La TV e la politica non parlano di innovazione? Ecco come fare

La TV e la politica non parlano di innovazione? Ecco come fare

marco meloniCon quali azioni concrete possiamo promuovere la cultura digitale, considerando che gli italiani sono fra gli europei che utilizzano meno il web?

La prima esigenza è farci capire, trovare le parole per far appassionare al tema tutti, anche chi si occupa d’altro. La cultura digitale è anzitutto un metodo, che può e deve “contagiare” la politica. Fino al 31 gennaio abbiamo promosso una consultazione pubblica online su “L’Italia giusta, l’Italia digitale”, il documento che raccoglie le proposte del PD su innovazione e agenda digitale, coinvolgendo tutti i soggetti interessati che, con commenti e proposte di integrazione, hanno contribuito al programma del PD per una “innovazione popolare”.

Il risultato ha superato le attese: oltre 3.500 letture solo dal sito Pd (senza considerare, dunque, siti di candidati, organizzazioni, organi di informazione, che hanno rilanciato il documento), oltre 150 commenti con proposte specifiche dal sito, da idea scale, twitter, facebook, email.

L’11 febbraio assieme a Pier Luigi Bersani abbiamo presentato il programma per l’innovazione e l’agenda digitale: è la prima volta in cui, su un tema strategico per l’Italia, un grande partito si confronta in modalità open. Adesso un Manifesto del PD per l’innovazione popolare e l’Italia digitale riassumerà i nostri impegni e le nostre proposte.

L’innovazione deve passare da tema di nicchia per esperti di tecnologia, a questione centrale per il futuro dell’Italia, che riguarda tutti.

Rispetto all’Europa, abbiamo un enorme ritardo: penultimi per disponibilità della banda larga, tra gli ultimi nell’uso di Internet. Eppure il web “serve”, eccome: ha generato in Italia un contributo complessivo netto di circa 320.000 nuovi posti di lavoro, con un forte potenziale ancora inespresso.

Per il PD, l’agenda digitale è essenziale per far ripartire l’Italia e contribuire alla costruzione degli Stati Uniti d’Europa. Serve una consapevolezza diffusa, per superare il divario culturale. Da dove partiamo? Dagli spazi della formazione pubblica, dalla pubblica amministrazione, dall’impresa. Le scuole (assieme alle strutture sanitarie) sono i luoghi a cui riservare un’infrastrutturazione prioritaria, utilizzando risorse sia dai fondi di coesione che da quelli di Horizon 2020, perché la scuola è il vero moltiplicatore della cultura digitale.

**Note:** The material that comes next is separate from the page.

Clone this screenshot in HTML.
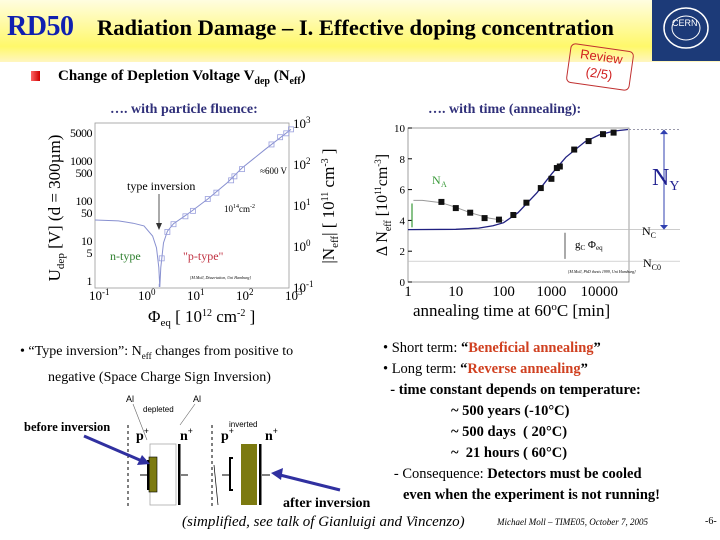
<!DOCTYPE html>
<html><head><meta charset="utf-8">
<style>
body{margin:0;width:720px;height:540px;overflow:hidden;background:#fff;position:relative;font-family:"Liberation Serif",serif;}
.a{position:absolute;white-space:nowrap;}
</style></head>
<body>
<div class="a" style="left:0;top:0;width:720px;height:62px;background:linear-gradient(#fffde0,#fff86a 75%,#fff6c0);"></div>
<div class="a" style="left:7px;top:11px;font-size:28px;font-weight:bold;color:#1020b0;letter-spacing:-0.5px;">RD50</div>
<div class="a" style="left:97px;top:15px;font-size:22.5px;font-weight:bold;color:#000;">Radiation Damage – I. Effective doping concentration</div>
<div class="a" style="left:652px;top:0;width:68px;height:61px;background:#1c3a78;">
<svg width="68" height="61"><ellipse cx="34" cy="28" rx="22" ry="20" fill="none" stroke="#fff" stroke-width="1.5"/><ellipse cx="34" cy="28" rx="14" ry="12" fill="none" stroke="#fff" stroke-width="1"/><text x="20" y="26" font-size="9" fill="#fff" font-family="Liberation Sans">CERN</text></svg></div>
<div class="a" style="left:568px;top:47px;width:62px;height:38px;border:1.5px solid #c03030;border-radius:5px;transform:rotate(8deg);color:#d02020;font-family:'Liberation Sans',sans-serif;font-size:13px;text-align:center;line-height:17px;">Review<br>(2/5)</div>
<div class="a" style="left:31px;top:71px;width:9px;height:10px;background:linear-gradient(90deg,#f66,#c00);"></div>
<div class="a" style="left:58px;top:68px;font-size:15px;font-weight:bold;">Change of Depletion Voltage V<sub style="font-size:10px">dep</sub> (N<sub style="font-size:10px">eff</sub>)</div>
<div class="a" style="left:110px;top:102px;font-size:14px;font-weight:bold;color:#30307a;">…. with particle fluence:</div>
<div class="a" style="left:428px;top:102px;font-size:14px;font-weight:bold;color:#30307a;">…. with time (annealing):</div>

<svg class="a" id="left" style="left:0;top:0" width="360" height="340" font-family="Liberation Serif"></svg>
<svg class="a" id="right" style="left:0;top:0" width="720" height="340" font-family="Liberation Serif"></svg>

<div class="a" style="left:20px;top:341px;font-size:14px;line-height:21px;">• “Type inversion”: N<sub style="font-size:9px">eff</sub> changes from positive to<br><span style="padding-left:28px">negative (Space Charge Sign Inversion)</span></div>
<div class="a" style="left:383px;top:338px;font-size:14.5px;line-height:21px;">
• Short term: <b>“<span style="color:#d04020">Beneficial annealing</span>”</b><br>
• Long term: <b>“<span style="color:#d04020">Reverse annealing</span>”</b><br>
<b>&nbsp;&nbsp;- time constant depends on temperature:</b><br>
<b><span style="padding-left:68px">~ 500 years (-10°C)</span></b><br>
<b><span style="padding-left:68px">~ 500 days&nbsp; ( 20°C)</span></b><br>
<b><span style="padding-left:68px">~&nbsp; 21 hours ( 60°C)</span></b><br>
&nbsp;&nbsp;&nbsp;- Consequence: <b>Detectors must be cooled</b><br>
<b><span style="padding-left:20px">even when the experiment is not running!</span></b></div>

<svg class="a" style="left:0;top:380px" width="380" height="140" font-family="Liberation Sans">
<line x1="128" y1="45" x2="128" y2="128" stroke="#000" stroke-dasharray="3,3"/>
<line x1="212" y1="45" x2="212" y2="128" stroke="#000" stroke-dasharray="3,3"/>
<text x="126" y="22" font-size="9">Al</text><text x="143" y="32" font-size="8">depleted</text><text x="193" y="22" font-size="9">Al</text>
<line x1="133" y1="24" x2="147" y2="60" stroke="#666" stroke-width="0.6"/><line x1="195" y1="24" x2="180" y2="45" stroke="#666" stroke-width="0.6"/>
<text x="136" y="60" font-size="14" font-family="Liberation Serif" font-weight="bold">p<tspan font-size="9" dy="-6">+</tspan></text>
<text x="180" y="60" font-size="14" font-family="Liberation Serif" font-weight="bold">n<tspan font-size="9" dy="-6">+</tspan></text>
<rect x="150" y="64" width="26" height="61" fill="none" stroke="#aaa" stroke-width="0.8"/>
<rect x="149" y="77" width="8" height="35" fill="#7c7a10" stroke="#000" stroke-width="0.6"/>
<rect x="147" y="80" width="2.5" height="30" fill="#000"/><rect x="178" y="64" width="2.5" height="61" fill="#000"/>
<line x1="140" y1="95" x2="148" y2="95" stroke="#000"/><line x1="181" y1="95" x2="188" y2="95" stroke="#000"/>
<text x="221" y="60" font-size="14" font-family="Liberation Serif" font-weight="bold">p<tspan font-size="9" dy="-6">+</tspan></text>
<text x="229" y="47" font-size="8">inverted</text>
<text x="265" y="60" font-size="14" font-family="Liberation Serif" font-weight="bold">n<tspan font-size="9" dy="-6">+</tspan></text>
<rect x="241" y="64" width="16" height="61" fill="#7c7a10"/><rect x="259" y="64" width="2.5" height="61" fill="#000"/>
<path d="M233 78 H230 V110 H233" fill="none" stroke="#000" stroke-width="2"/>
<line x1="222" y1="95" x2="230" y2="95" stroke="#000"/><line x1="262" y1="95" x2="270" y2="95" stroke="#000"/>
<line x1="214" y1="85" x2="218" y2="125" stroke="#000" stroke-width="0.7"/>
<line x1="84" y1="56" x2="142" y2="81" stroke="#3030a0" stroke-width="3"/><polygon points="150,84 137,85 142,75" fill="#3030a0"/>
<line x1="340" y1="110" x2="280" y2="95" stroke="#3030a0" stroke-width="3"/><polygon points="271,93 283,88 281,100" fill="#3030a0"/>
</svg>
<div class="a" style="left:24px;top:420px;font-size:12.5px;font-weight:bold;">before inversion</div>
<div class="a" style="left:283px;top:496px;font-size:14px;font-weight:bold;">after inversion</div>
<div class="a" style="left:182px;top:514px;font-size:15px;font-style:italic;">(simplified, see talk of Gianluigi and Vincenzo)</div>
<div class="a" style="left:497px;top:517px;font-size:9px;font-style:italic;">Michael Moll – TIME05, October 7, 2005</div>
<div class="a" style="left:705px;top:516px;font-size:10px;">-6-</div>

<script>
// ---- left chart data ----
const fluenceCurveX=[0.1,0.3,0.6,1,1.5,1.8,2.0,2.1,2.2,2.5,3,4,7,10,20,50,100,300,1000];
const fluenceCurveY=[4.3,4.1,3.6,3.1,1.75,0.9,0.3,0.1,0.3,1.2,2.3,3.5,5.5,7.5,14,35,80,230,700];
const fluencePtsX=[2.3,3,4,7,10,20,30,60,70,100,400,600,800,1000];
const fluencePtsY=[0.5,2.2,3.4,5.3,7.2,14,20,40,50,75,300,450,560,700];
const udepTicks=[5000,1000,500,100,50,10,5,1];
const neffTicks=["10^3","10^2","10^1","10^0","10^-1"];
const phiTicks=[-1,0,1,2,3];
// ---- right chart data ----
const annealPtsX=[5,10,20,40,80,160,300,600,1000,1300,1500,3000,6000,12000,20000];
const annealPtsY=[5.2,4.8,4.5,4.15,4.05,4.35,5.15,6.1,6.7,7.4,7.5,8.6,9.15,9.6,9.7];
const reverseCurveX=[1,10,30,60,100,200,500,1000,2000,5000,10000,20000,40000];
const reverseCurveY=[3.4,3.42,3.5,3.65,3.85,4.5,5.8,7.0,8.1,9.1,9.55,9.8,9.9];
const shortCurveX=[1.3,2,5,10,20,50,100];
const shortCurveY=[5.3,5.3,5.15,4.85,4.5,4.15,4.0];
const annealXTicks=[1,10,100,1000,10000];
const annealYTicks=[0,2,4,6,8,10];
const NC=3.4, NC0=1.35, NYtop=9.9;

const NS="http://www.w3.org/2000/svg";
function mk(svg,tag,at,txt){const e=document.createElementNS(NS,tag);for(const k in at)e.setAttribute(k,at[k]);if(txt!=null)e.textContent=txt;svg.appendChild(e);return e;}

// left scales
const L=document.getElementById('left');
const lx=v=>95+49*Math.log10(v/0.1);
const ly=v=>287-41*(Math.log10(v)+1);
const uy=v=>280-40*Math.log10(v);
let f=mk(L,'rect',{x:95,y:123,width:194,height:165,fill:'none',stroke:'#999','stroke-width':0.8});

udepTicks.forEach(t=>{let e=mk(L,'text',{x:92,y:uy(t)+5,'font-size':12,'text-anchor':'end','letter-spacing':'-0.5'},t);});
neffTicks.forEach((t,i)=>{const p=t.split('^');let e=mk(L,'text',{x:293,y:ly(Math.pow(10,3-i))+5,'font-size':13},p[0]);mk(e,'tspan',{dy:-5,'font-size':9},p[1]);});
phiTicks.forEach(t=>{let e=mk(L,'text',{x:lx(Math.pow(10,t))-6,y:300,'font-size':13},'10');mk(e,'tspan',{dy:-5,'font-size':9},String(t));});
let c=mk(L,'path',{d:fluenceCurveX.map((v,i)=>(i?'L':'M')+lx(v).toFixed(1)+' '+ly(fluenceCurveY[i]).toFixed(1)).join(' '),fill:'none',stroke:'#8890d0','stroke-width':1});

mk(L,'line',{x1:lx(2.05),y1:ly(0.12),x2:lx(2.05),y2:287,stroke:'#8890d0'});
fluencePtsX.forEach((v,i)=>{let p=mk(L,'rect',{x:lx(v)-2.5,y:ly(fluencePtsY[i])-2.5,width:5,height:5,fill:'none',stroke:'#9aa0dd','stroke-width':0.8});});
mk(L,'text',{x:127,y:190,'font-size':12},'type inversion');
mk(L,'line',{x1:159,y1:194,x2:159,y2:226,stroke:'#555'});mk(L,'polygon',{points:'156,223 162,223 159,230',fill:'#333'});
mk(L,'text',{x:260,y:174,'font-size':9},'≈600 V');
let t1=mk(L,'text',{x:224,y:212,'font-size':9},'10');mk(t1,'tspan',{dy:-4,'font-size':6},'14');mk(t1,'tspan',{dy:4,'font-size':9},'cm');mk(t1,'tspan',{dy:-4,'font-size':6},'-2');
mk(L,'text',{x:110,y:260,'font-size':12,fill:'#308030'},'n-type');
mk(L,'text',{x:183,y:260,'font-size':12,fill:'#c03040'},'"p-type"');
mk(L,'text',{x:190,y:279,'font-size':4,'font-style':'italic'},'[M.Moll, Dissertation, Uni Hamburg]');
let yl=mk(L,'text',{transform:'translate(60,208) rotate(-90)','font-size':17,'text-anchor':'middle'},'U');mk(yl,'tspan',{'font-size':11,dy:4},'dep');mk(yl,'tspan',{dy:-4},' [V]  (d = 300µm)');

let yr=mk(L,'text',{transform:'translate(334,206) rotate(-90)','font-size':17,'text-anchor':'middle'},'|N');mk(yr,'tspan',{'font-size':11,dy:4},'eff');mk(yr,'tspan',{dy:-4},'| [ 10');mk(yr,'tspan',{'font-size':10,dy:-6},'11');mk(yr,'tspan',{dy:6},' cm');mk(yr,'tspan',{'font-size':10,dy:-6},'-3');mk(yr,'tspan',{dy:6},' ]');

let xl=mk(L,'text',{x:148,y:322,'font-size':17},'Φ');mk(xl,'tspan',{'font-size':11,dy:4},'eq');mk(xl,'tspan',{dy:-4},'  [ 10');mk(xl,'tspan',{'font-size':10,dy:-6},'12');mk(xl,'tspan',{dy:6},' cm');mk(xl,'tspan',{'font-size':10,dy:-6},'-2');mk(xl,'tspan',{dy:6},' ]');


// right chart
const R=document.getElementById('right');
const rx=v=>408+47.8*Math.log10(v);
const ry=v=>282-15.4*v;
let rf=mk(R,'rect',{x:408,y:ry(10),width:221,height:154,fill:'none',stroke:'#888','stroke-width':0.8});

annealYTicks.forEach(t=>{let e=mk(R,'text',{x:405,y:ry(t)+4,'font-size':11,'text-anchor':'end'},t);mk(R,'line',{x1:408,y1:ry(t),x2:412,y2:ry(t),stroke:'#000'});});
annealXTicks.forEach(t=>{let e=mk(R,'text',{x:rx(t),y:296,'font-size':15,'text-anchor':'middle'},t);});
mk(R,'line',{x1:408,y1:ry(NC),x2:680,y2:ry(NC),stroke:'#bbb','stroke-width':0.7});
mk(R,'line',{x1:408,y1:ry(NC0),x2:680,y2:ry(NC0),stroke:'#bbb','stroke-width':0.7});
mk(R,'line',{x1:629,y1:ry(NYtop),x2:680,y2:ry(NYtop),stroke:'#99a','stroke-dasharray':'2,2'});
let sc=mk(R,'path',{d:shortCurveX.map((v,i)=>(i?'L':'M')+rx(v).toFixed(1)+' '+ry(shortCurveY[i]).toFixed(1)).join(' '),fill:'none',stroke:'#999','stroke-width':1});

let rc=mk(R,'path',{d:reverseCurveX.map((v,i)=>(i?'L':'M')+rx(v).toFixed(1)+' '+ry(reverseCurveY[i]).toFixed(1)).join(' '),fill:'none',stroke:'#202080','stroke-width':1.3});

annealPtsX.forEach((v,i)=>{let p=mk(R,'rect',{x:rx(v)-3,y:ry(annealPtsY[i])-3,width:6,height:6,fill:'#111'});});
mk(R,'line',{x1:412,y1:ry(5.1),x2:412,y2:ry(3.55),stroke:'#3a9a3a','stroke-width':1.2});
mk(R,'text',{x:432,y:184,'font-size':12,fill:'#3a9a3a'},'N');mk(R,'text',{x:441,y:187,'font-size':8,fill:'#3a9a3a'},'A');
mk(R,'line',{x1:565,y1:ry(3.2),x2:565,y2:ry(1.5),stroke:'#555'});
let gc=mk(R,'text',{x:575,y:248,'font-size':11},'g');mk(gc,'tspan',{'font-size':7,dy:2},'C');mk(gc,'tspan',{dy:-2},' Φ');mk(gc,'tspan',{'font-size':7,dy:2},'eq');
mk(R,'line',{x1:664,y1:ry(9.7),x2:664,y2:ry(3.6),stroke:'#3040b0'});
mk(R,'polygon',{points:`660,${ry(9.6)} 668,${ry(9.6)} 664,${ry(9.9)}`,fill:'#3040b0'});
mk(R,'polygon',{points:`660,${ry(3.7)} 668,${ry(3.7)} 664,${ry(3.4)}`,fill:'#3040b0'});
let ny=mk(R,'text',{x:652,y:185,'font-size':24,fill:'#202090'},'N');mk(ny,'tspan',{'font-size':14,dy:5},'Y');
let nc=mk(R,'text',{x:642,y:235,'font-size':12},'N');mk(nc,'tspan',{'font-size':8,dy:3},'C');
let nc0=mk(R,'text',{x:643,y:267,'font-size':12},'N');mk(nc0,'tspan',{'font-size':8,dy:3},'C0');
mk(R,'text',{x:568,y:273,'font-size':4,'font-style':'italic'},'[M.Moll, PhD thesis 1999, Uni Hamburg]');
let ryt=mk(R,'text',{transform:'translate(387,205) rotate(-90)','font-size':16,'text-anchor':'middle'},'Δ N');mk(ryt,'tspan',{'font-size':10,dy:4},'eff');mk(ryt,'tspan',{dy:-4},' [10');mk(ryt,'tspan',{'font-size':9,dy:-6},'11');mk(ryt,'tspan',{dy:6},'cm');mk(ryt,'tspan',{'font-size':9,dy:-6},'-3');mk(ryt,'tspan',{dy:6},']');

let rxt=mk(R,'text',{x:413,y:316,'font-size':17},'annealing time at 60');mk(rxt,'tspan',{'font-size':11,dy:-6},'o');mk(rxt,'tspan',{dy:6},'C [min]');

</script>
</body></html>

La pubblica amministrazione può mostrare nel concreto i vantaggi del passaggio a un modello decertificato, trasparente e digitale in termini di costi, di efficienza, di apertura.

Inoltre, dobbiamo far capire alle piccole e medie imprese italiane che il digitale è il nuovo paradigma per le loro possibilità di crescita e che il commercio elettronico non è una velleità, ma una necessità.

Le nostre proposte sono già numerose e ambiziose, come vedrete sul nostro sito. Continueremo a ricevere altri spunti dal territorio reale e virtuale. Anche da voi, spero.

Il compito della politica è liberare energie e attivare investimenti, ma poi toccherà agli italiani scrivere l’agenda digitale, parola per parola, perché non dovrà essere un tema specialistico su cui si esercitano pochi portatori di interessi, per quanto importanti, ma deve diventare una questione centrale per tutti.

I cittadini, in un momento di grande crisi come questo, accetteranno di concentrare risorse sull’innovazione solo se questa porterà benefici tangibili, cominciando dal lavoro, fino ai servizi di prossimità.

È questo il patto da proporre alla cittadinanza: più digitale, più opportunità e meno sprechi. Scommettete che funziona?